* Data provided:
Begin

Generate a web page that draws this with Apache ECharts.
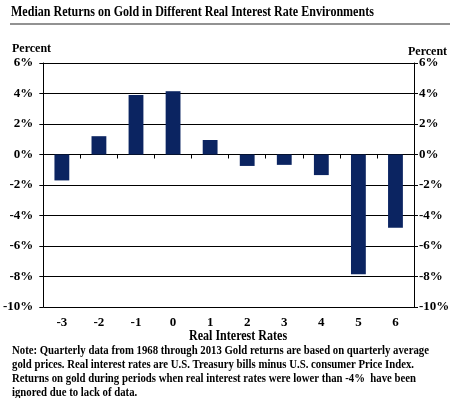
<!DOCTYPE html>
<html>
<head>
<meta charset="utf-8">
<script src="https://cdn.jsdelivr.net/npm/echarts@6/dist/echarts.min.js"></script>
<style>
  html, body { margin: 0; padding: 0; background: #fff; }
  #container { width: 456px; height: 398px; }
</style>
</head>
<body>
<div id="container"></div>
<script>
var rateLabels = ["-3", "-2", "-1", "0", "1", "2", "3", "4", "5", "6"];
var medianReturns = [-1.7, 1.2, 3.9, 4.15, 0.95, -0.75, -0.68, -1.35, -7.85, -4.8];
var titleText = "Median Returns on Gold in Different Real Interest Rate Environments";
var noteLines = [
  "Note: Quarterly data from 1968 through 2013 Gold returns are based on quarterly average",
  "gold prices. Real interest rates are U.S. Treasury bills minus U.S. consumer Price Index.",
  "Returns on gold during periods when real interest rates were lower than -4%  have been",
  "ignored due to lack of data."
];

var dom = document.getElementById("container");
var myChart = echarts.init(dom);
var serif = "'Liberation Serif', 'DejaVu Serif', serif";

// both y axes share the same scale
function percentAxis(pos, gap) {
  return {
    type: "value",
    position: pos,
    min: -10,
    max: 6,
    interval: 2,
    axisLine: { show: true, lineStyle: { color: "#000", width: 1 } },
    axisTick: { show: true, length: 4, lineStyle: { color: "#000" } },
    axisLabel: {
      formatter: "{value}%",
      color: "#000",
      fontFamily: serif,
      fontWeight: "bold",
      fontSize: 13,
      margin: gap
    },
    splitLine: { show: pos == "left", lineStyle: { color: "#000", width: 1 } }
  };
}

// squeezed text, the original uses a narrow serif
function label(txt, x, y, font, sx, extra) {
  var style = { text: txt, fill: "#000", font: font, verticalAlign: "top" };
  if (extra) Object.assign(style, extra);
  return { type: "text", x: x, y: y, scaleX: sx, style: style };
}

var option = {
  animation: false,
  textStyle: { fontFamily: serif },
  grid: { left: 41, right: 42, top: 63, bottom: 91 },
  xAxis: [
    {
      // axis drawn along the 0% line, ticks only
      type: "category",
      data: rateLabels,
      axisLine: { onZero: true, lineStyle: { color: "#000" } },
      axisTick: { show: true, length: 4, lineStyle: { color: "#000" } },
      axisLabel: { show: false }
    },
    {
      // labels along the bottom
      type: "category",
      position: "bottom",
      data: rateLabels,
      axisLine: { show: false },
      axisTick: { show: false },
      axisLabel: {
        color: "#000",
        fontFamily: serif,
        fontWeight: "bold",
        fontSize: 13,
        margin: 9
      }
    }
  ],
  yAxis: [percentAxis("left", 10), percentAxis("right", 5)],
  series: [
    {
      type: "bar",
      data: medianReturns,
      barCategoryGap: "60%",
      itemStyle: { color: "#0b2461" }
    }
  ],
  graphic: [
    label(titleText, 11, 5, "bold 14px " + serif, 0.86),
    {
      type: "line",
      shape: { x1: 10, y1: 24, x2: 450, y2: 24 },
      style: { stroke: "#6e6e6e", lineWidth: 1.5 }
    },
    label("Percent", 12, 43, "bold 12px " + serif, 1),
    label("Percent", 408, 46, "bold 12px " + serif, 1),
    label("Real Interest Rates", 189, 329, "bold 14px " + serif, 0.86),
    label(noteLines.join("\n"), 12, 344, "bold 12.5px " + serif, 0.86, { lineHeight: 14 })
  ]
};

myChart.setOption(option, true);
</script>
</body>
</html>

End

* What is expected:
Leave every image out, and retype the material exactly.

* Exercise solution:
Generate a web page that draws this with Apache ECharts.
<!DOCTYPE html>
<html>
<head>
<meta charset="utf-8">
<script src="https://cdn.jsdelivr.net/npm/echarts@6/dist/echarts.min.js"></script>
<style>
  html, body { margin: 0; padding: 0; background: #fff; }
  #container { width: 456px; height: 398px; }
</style>
</head>
<body>
<div id="container"></div>
<script>
var rateLabels = ["-3", "-2", "-1", "0", "1", "2", "3", "4", "5", "6"];
var medianReturns = [-1.7, 1.2, 3.9, 4.15, 0.95, -0.75, -0.68, -1.35, -7.85, -4.8];
var titleText = "Median Returns on Gold in Different Real Interest Rate Environments";
var noteLines = [
  "Note: Quarterly data from 1968 through 2013 Gold returns are based on quarterly average",
  "gold prices. Real interest rates are U.S. Treasury bills minus U.S. consumer Price Index.",
  "Returns on gold during periods when real interest rates were lower than -4%  have been",
  "ignored due to lack of data."
];

var dom = document.getElementById("container");
var myChart = echarts.init(dom);
var serif = "'Liberation Serif', 'DejaVu Serif', serif";

// both y axes share the same scale
function percentAxis(pos, gap) {
  return {
    type: "value",
    position: pos,
    min: -10,
    max: 6,
    interval: 2,
    axisLine: { show: true, lineStyle: { color: "#000", width: 1 } },
    axisTick: { show: true, length: 4, lineStyle: { color: "#000" } },
    axisLabel: {
      formatter: "{value}%",
      color: "#000",
      fontFamily: serif,
      fontWeight: "bold",
      fontSize: 13,
      margin: gap
    },
    splitLine: { show: pos == "left", lineStyle: { color: "#000", width: 1 } }
  };
}

// squeezed text, the original uses a narrow serif
function label(txt, x, y, font, sx, extra) {
  var style = { text: txt, fill: "#000", font: font, verticalAlign: "top" };
  if (extra) Object.assign(style, extra);
  return { type: "text", x: x, y: y, scaleX: sx, style: style };
}

var option = {
  animation: false,
  textStyle: { fontFamily: serif },
  grid: { left: 41, right: 42, top: 63, bottom: 91 },
  xAxis: [
    {
      // axis drawn along the 0% line, ticks only
      type: "category",
      data: rateLabels,
      axisLine: { onZero: true, lineStyle: { color: "#000" } },
      axisTick: { show: true, length: 4, lineStyle: { color: "#000" } },
      axisLabel: { show: false }
    },
    {
      // labels along the bottom
      type: "category",
      position: "bottom",
      data: rateLabels,
      axisLine: { show: false },
      axisTick: { show: false },
      axisLabel: {
        color: "#000",
        fontFamily: serif,
        fontWeight: "bold",
        fontSize: 13,
        margin: 9
      }
    }
  ],
  yAxis: [percentAxis("left", 10), percentAxis("right", 5)],
  series: [
    {
      type: "bar",
      data: medianReturns,
      barCategoryGap: "60%",
      itemStyle: { color: "#0b2461" }
    }
  ],
  graphic: [
    label(titleText, 11, 5, "bold 14px " + serif, 0.86),
    {
      type: "line",
      shape: { x1: 10, y1: 24, x2: 450, y2: 24 },
      style: { stroke: "#6e6e6e", lineWidth: 1.5 }
    },
    label("Percent", 12, 43, "bold 12px " + serif, 1),
    label("Percent", 408, 46, "bold 12px " + serif, 1),
    label("Real Interest Rates", 189, 329, "bold 14px " + serif, 0.86),
    label(noteLines.join("\n"), 12, 344, "bold 12.5px " + serif, 0.86, { lineHeight: 14 })
  ]
};

myChart.setOption(option, true);
</script>
</body>
</html>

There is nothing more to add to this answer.